Passive monitoring: Analyses network traffic to identify devices by their communication patterns. Non-intrusive but requires network tap or span port access. Best for detecting rogue devices.

The optimal strategy combines multiple methods. Use SNMP for network infrastructure, credential scanning for servers and workstations, agents for detailed endpoint monitoring, and passive detection for catching unknown devices.

Many organisations still rely on periodic scans — running a discovery sweep weekly or monthly. This creates blind spots:

Devices that join the network between scans go undetected. Temporary devices (contractor laptops, conference room equipment) may never be captured. Changes to existing devices (OS upgrades, service changes) are not tracked in real-time.

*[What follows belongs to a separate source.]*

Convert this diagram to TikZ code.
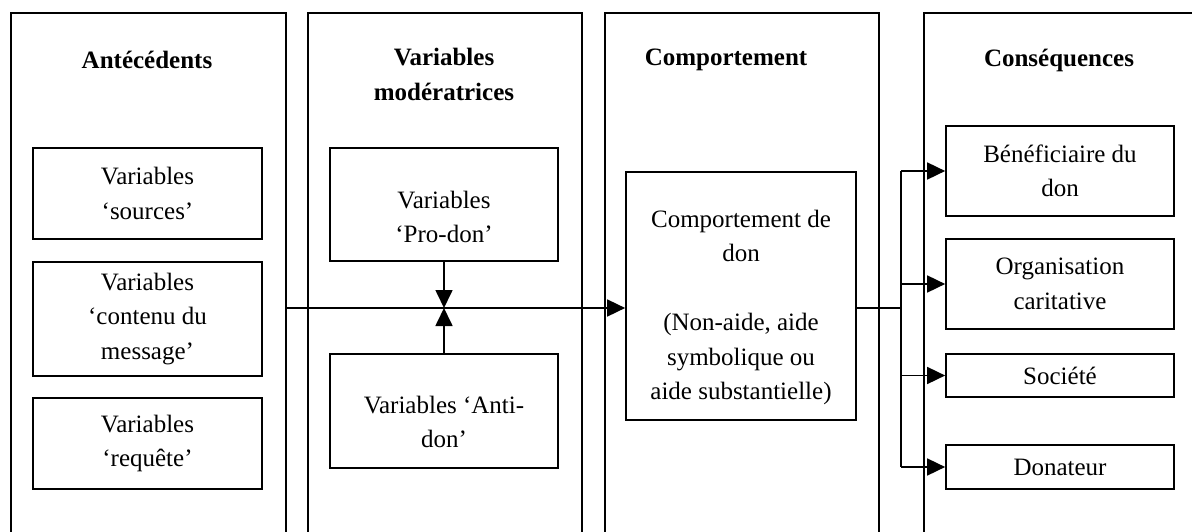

Continuous discovery addresses these gaps by:

Monitoring switch MAC address tables in real-time via SNMP traps or polling. Detecting new ARP entries as they appear. Running scheduled micro-scans of individual subnets throughout the day. Processing syslog and DHCP lease data for immediate device detection.

The goal is to reduce your "detection gap" — the time between a device appearing on the network and your systems knowing about it — from days to minutes.

Enterprise networks span multiple physical sites, cloud environments, and remote locations. Discovery must work across all of them.

Remote agents: Deploy lightweight scanning agents at each site. They perform local discovery and report results to the central platform. This avoids routing scan traffic across WAN links and works through firewalls.

VPN and SD-WAN considerations: Discovery traffic should be prioritised appropriately. Coordinate scan schedules to avoid overloading WAN links. Use agents rather than centralised scanning for bandwidth efficiency.

Cloud environments: Cloud-native APIs (AWS, Azure, GCP) provide asset data more efficiently than network scanning. Integrate these APIs alongside traditional discovery.

Air-gapped networks: For networks without internet connectivity, deploy a local instance of your discovery platform. Export and import data via secure media when needed.

Raw discovery data is only useful when it feeds into a structured Configuration Management Database (CMDB). The transition from discovery to CMDB involves:

Deduplication: The same device appears in multiple scans with different identifiers (IP address, MAC address, hostname). Merge these into a single record.

Enrichment: Augment discovered data with vendor information (MAC vendor lookup), vulnerability data (CVE matching), and lifecycle data (end-of-life dates).

Classification: Categorise devices by type (server, workstation, switch, printer, IoT). Assign owners and locations.

Relationship mapping: Map how devices connect to each other, which applications run on which servers, and which switches connect to which access points.

Automate as much of this pipeline as possible. Manual CMDB maintenance is a losing battle — the data goes stale faster than humans can update it.